Penyebabnya pun dicari. Kadang berupa obat kuat, perawatan kecantikan, hingga melenyapkan orang-orang yang memiliki niat jahat dengan kita.
Lalu si "Aku" mulai memikirkan mekanisme untuk memproteksi diri dan orang-orang yang disayangi. Curiga kepada mereka yang jahat, konon bisa menghindari diri dari mara bahaya. Perasaan was-was selalu berada dalam status "mode-on." Katanya biar orang lain tidak bisa menelikung.
Berkembang lagi, berkembang lagi...
Keberhasilan yang dicapai oleh orang lain menjadi demotivasi pengembangan diri. Jika tetangga pamer mobil baru, itu adalah penghinaan!
Akhirnya tidak bisa tidur sepanjang malam, si tukang pamer pun menjadi sasaran balas dendam. Doa dipanjatkan, semoga kompleks rumah banjir. Biar hanyut tuh sekalian mobil listriknya.
Wajar? Tentu saja karena ini menyangkut aku. AKU Lho!
Mari kita merenung...
Bagaimana jika kita berpuas diri dengan mengendarai mobil butut dua belas tahunan? Siapa yang mau menghina? Apakah si tetangga akan nyinyir ala mak lampir? Atau itu hanya perkiraanmu saja?
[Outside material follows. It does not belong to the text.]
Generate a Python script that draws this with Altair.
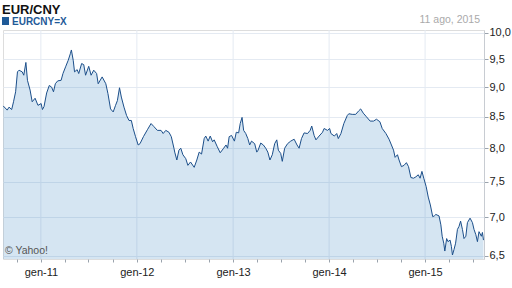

Cobalah berkunjung ke sana. Lihatlah mobil idamanmu di sana. Siapa tahu dibalas pula dengan senyuman menawan. Enak nian tuh perasaaan. Itu namanya metta bhavana, alias mengembangkan cinta kasih. Jurus ini bisa digunakan untuk mencegah timbulnya kebencian (dosa).
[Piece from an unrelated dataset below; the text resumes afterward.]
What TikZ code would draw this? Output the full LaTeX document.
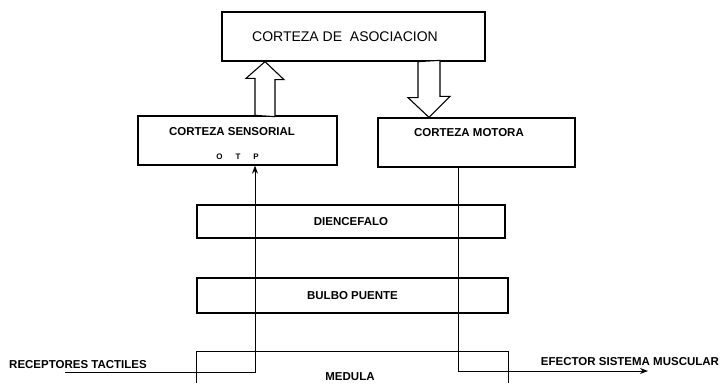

Apa sih salahnya menjadi tua? Itu kan proses hidup? Kalau sudah keriput, biarkanlah itu jadi mainan anak cucu. Syukur-syukur kita belum jadi mayat yang mengerucut. Itu namanya mengembangkan sikap santutthi, alias merasa puas dengan apa yang dimiliki. Sembari berharap keserakahan (lobha) akan jauh pergi.
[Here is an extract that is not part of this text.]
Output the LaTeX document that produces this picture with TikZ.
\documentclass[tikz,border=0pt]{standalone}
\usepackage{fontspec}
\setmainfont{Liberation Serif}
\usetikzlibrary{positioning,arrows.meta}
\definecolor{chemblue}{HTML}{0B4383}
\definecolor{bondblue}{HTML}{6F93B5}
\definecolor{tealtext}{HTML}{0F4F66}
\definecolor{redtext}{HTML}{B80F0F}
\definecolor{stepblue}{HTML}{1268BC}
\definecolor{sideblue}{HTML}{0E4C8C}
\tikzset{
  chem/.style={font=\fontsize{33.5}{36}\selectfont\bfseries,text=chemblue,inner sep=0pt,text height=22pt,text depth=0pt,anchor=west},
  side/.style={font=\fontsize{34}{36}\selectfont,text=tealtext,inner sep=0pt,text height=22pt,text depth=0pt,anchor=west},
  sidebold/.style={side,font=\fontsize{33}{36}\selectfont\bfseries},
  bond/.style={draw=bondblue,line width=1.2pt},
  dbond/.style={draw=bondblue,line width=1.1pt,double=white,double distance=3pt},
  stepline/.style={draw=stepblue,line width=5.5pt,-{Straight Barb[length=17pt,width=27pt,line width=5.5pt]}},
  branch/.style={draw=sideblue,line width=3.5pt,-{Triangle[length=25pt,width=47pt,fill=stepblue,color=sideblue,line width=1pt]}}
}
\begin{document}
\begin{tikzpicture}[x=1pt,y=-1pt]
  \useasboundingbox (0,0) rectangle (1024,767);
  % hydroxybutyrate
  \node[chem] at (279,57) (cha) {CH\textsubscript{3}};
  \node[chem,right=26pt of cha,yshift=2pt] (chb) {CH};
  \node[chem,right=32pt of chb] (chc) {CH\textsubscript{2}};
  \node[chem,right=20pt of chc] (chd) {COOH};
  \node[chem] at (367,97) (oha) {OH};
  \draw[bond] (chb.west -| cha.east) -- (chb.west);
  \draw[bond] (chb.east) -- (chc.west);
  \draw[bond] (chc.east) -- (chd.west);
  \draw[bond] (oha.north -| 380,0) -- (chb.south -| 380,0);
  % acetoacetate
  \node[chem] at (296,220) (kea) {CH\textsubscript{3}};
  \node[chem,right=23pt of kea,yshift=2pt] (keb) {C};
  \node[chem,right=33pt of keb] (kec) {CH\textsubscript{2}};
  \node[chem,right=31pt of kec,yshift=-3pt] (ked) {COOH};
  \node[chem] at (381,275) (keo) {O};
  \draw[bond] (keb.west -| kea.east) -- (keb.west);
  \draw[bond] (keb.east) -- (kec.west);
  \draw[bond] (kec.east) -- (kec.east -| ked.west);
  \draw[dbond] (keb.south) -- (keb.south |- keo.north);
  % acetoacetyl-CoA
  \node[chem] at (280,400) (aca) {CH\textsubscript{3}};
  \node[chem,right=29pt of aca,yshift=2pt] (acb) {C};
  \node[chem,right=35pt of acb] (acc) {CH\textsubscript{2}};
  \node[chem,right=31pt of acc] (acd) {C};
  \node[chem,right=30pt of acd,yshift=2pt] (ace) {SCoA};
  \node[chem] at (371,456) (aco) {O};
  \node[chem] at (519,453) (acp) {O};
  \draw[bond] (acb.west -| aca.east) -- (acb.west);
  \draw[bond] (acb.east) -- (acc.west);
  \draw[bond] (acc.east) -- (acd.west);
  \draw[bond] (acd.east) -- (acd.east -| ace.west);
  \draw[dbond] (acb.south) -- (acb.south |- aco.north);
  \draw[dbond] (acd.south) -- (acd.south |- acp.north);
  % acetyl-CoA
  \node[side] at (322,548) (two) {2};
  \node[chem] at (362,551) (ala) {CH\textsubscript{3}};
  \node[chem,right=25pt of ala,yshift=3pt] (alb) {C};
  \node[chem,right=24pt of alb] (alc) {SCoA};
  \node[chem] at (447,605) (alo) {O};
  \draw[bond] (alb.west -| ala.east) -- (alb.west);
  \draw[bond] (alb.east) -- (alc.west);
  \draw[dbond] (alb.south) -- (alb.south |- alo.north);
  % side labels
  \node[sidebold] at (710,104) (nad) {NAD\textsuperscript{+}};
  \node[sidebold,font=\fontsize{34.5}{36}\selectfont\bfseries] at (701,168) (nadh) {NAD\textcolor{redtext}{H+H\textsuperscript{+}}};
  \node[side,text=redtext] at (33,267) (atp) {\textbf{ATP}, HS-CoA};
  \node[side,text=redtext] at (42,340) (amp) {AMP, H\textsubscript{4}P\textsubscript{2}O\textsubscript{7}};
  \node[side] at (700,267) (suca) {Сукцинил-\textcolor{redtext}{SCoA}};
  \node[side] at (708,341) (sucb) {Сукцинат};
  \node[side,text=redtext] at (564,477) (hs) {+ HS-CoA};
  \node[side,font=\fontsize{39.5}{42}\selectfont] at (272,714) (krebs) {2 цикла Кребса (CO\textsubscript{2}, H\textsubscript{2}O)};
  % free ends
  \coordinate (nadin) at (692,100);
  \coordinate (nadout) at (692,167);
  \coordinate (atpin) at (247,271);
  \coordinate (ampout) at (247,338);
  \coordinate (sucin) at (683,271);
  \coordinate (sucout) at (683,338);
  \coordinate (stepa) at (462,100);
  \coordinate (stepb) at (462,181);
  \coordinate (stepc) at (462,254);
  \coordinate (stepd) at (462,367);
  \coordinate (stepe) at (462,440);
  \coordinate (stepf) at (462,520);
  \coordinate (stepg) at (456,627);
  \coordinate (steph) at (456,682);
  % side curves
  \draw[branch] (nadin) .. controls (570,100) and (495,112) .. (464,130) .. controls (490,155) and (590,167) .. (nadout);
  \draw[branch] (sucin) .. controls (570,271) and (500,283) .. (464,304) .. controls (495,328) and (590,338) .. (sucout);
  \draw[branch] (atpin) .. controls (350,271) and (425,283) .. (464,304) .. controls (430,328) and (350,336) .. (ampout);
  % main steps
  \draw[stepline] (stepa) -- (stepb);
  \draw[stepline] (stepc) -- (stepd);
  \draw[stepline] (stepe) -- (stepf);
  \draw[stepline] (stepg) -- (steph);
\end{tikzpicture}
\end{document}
Lalu bagaimana resep untuk mengobati Moha? Jika dosa sudah bisa diatasi, lobha sudah bisa ditelikungi, maka ketenangan batin pun mulai muncul. Batin yang tenang akan memudahkan diri untuk mengembangkan Panna. Alias kebijaksanaan untuk melihat dengan jelas perbedaan kebaikan dan keburukan.